=== Recorded data ===

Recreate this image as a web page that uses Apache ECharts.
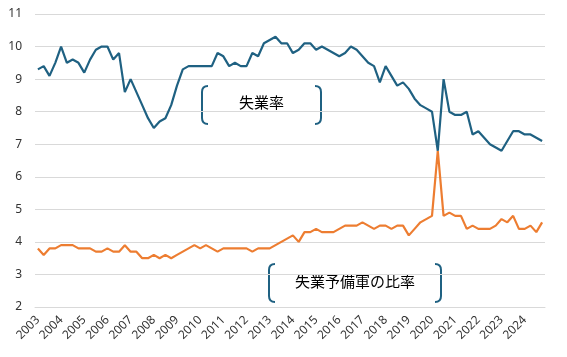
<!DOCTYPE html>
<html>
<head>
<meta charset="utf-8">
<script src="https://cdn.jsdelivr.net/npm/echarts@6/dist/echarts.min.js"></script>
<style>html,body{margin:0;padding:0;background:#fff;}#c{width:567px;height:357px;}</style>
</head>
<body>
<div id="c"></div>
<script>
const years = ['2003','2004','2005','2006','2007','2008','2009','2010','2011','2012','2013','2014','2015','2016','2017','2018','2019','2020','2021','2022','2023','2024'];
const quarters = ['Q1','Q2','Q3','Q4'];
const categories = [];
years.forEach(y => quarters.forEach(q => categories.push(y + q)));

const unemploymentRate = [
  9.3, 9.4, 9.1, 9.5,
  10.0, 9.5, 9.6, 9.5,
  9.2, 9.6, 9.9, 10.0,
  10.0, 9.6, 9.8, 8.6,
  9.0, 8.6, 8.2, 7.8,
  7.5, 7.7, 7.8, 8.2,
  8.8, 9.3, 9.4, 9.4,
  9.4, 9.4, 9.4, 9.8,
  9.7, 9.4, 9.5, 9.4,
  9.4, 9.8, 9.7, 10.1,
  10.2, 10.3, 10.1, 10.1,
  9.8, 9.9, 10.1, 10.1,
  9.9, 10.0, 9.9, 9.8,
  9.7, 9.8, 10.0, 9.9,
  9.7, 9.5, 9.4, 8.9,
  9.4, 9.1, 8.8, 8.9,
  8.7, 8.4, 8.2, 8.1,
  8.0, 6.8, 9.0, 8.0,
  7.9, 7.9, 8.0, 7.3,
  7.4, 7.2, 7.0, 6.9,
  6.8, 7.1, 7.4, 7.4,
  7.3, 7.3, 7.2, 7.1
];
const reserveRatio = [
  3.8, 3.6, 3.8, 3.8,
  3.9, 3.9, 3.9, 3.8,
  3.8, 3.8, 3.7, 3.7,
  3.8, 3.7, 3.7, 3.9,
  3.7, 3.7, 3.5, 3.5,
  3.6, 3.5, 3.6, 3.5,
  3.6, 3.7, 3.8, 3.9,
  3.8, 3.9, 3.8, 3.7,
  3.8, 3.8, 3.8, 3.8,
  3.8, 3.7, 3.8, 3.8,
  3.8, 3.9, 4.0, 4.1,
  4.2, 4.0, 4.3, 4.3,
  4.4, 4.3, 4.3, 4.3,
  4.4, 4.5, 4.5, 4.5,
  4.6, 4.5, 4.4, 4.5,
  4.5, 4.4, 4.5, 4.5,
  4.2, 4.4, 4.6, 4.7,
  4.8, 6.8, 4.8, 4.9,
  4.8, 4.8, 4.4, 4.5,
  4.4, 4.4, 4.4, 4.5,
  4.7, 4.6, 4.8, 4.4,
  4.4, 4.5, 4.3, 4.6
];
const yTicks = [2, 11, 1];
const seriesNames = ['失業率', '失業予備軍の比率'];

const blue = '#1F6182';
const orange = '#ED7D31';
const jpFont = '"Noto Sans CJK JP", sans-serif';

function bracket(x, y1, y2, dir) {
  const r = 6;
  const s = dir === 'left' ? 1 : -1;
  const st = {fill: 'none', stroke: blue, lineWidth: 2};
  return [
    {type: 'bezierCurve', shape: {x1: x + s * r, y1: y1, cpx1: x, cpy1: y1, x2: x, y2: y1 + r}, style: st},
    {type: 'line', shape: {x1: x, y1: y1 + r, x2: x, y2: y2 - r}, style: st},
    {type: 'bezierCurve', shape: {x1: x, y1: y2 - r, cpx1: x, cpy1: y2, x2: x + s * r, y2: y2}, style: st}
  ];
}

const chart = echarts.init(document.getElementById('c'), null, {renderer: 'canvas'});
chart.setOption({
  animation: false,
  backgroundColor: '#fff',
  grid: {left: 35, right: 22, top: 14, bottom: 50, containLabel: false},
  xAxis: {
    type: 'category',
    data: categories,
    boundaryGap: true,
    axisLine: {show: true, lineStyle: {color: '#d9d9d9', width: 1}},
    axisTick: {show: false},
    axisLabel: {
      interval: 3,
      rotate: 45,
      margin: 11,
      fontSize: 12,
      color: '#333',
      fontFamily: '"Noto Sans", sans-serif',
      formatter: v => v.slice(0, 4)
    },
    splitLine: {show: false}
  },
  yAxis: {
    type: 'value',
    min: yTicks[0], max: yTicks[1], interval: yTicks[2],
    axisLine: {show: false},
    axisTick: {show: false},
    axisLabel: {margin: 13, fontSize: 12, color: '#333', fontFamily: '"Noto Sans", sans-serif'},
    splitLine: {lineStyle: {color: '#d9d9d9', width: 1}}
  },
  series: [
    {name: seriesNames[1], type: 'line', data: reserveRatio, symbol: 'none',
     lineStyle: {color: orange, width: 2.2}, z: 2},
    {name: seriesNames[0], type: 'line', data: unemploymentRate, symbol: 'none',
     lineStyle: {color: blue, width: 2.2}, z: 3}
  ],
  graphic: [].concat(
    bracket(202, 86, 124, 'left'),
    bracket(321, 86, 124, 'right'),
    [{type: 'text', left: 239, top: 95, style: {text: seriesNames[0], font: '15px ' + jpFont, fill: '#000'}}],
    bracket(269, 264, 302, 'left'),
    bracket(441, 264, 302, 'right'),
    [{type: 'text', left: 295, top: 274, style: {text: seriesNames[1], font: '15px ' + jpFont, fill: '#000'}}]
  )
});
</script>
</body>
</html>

===

▸ **Task details**:
Your task is to reproduce exactly the lines from the start of the data above through the line containing "years.forEach(y => quarters.forEach(q", leaving every picture out.

▸ **Task output**:
Recreate this image as a web page that uses Apache ECharts.
<!DOCTYPE html>
<html>
<head>
<meta charset="utf-8">
<script src="https://cdn.jsdelivr.net/npm/echarts@6/dist/echarts.min.js"></script>
<style>html,body{margin:0;padding:0;background:#fff;}#c{width:567px;height:357px;}</style>
</head>
<body>
<div id="c"></div>
<script>
const years = ['2003','2004','2005','2006','2007','2008','2009','2010','2011','2012','2013','2014','2015','2016','2017','2018','2019','2020','2021','2022','2023','2024'];
const quarters = ['Q1','Q2','Q3','Q4'];
const categories = [];
years.forEach(y => quarters.forEach(q => categories.push(y + q)));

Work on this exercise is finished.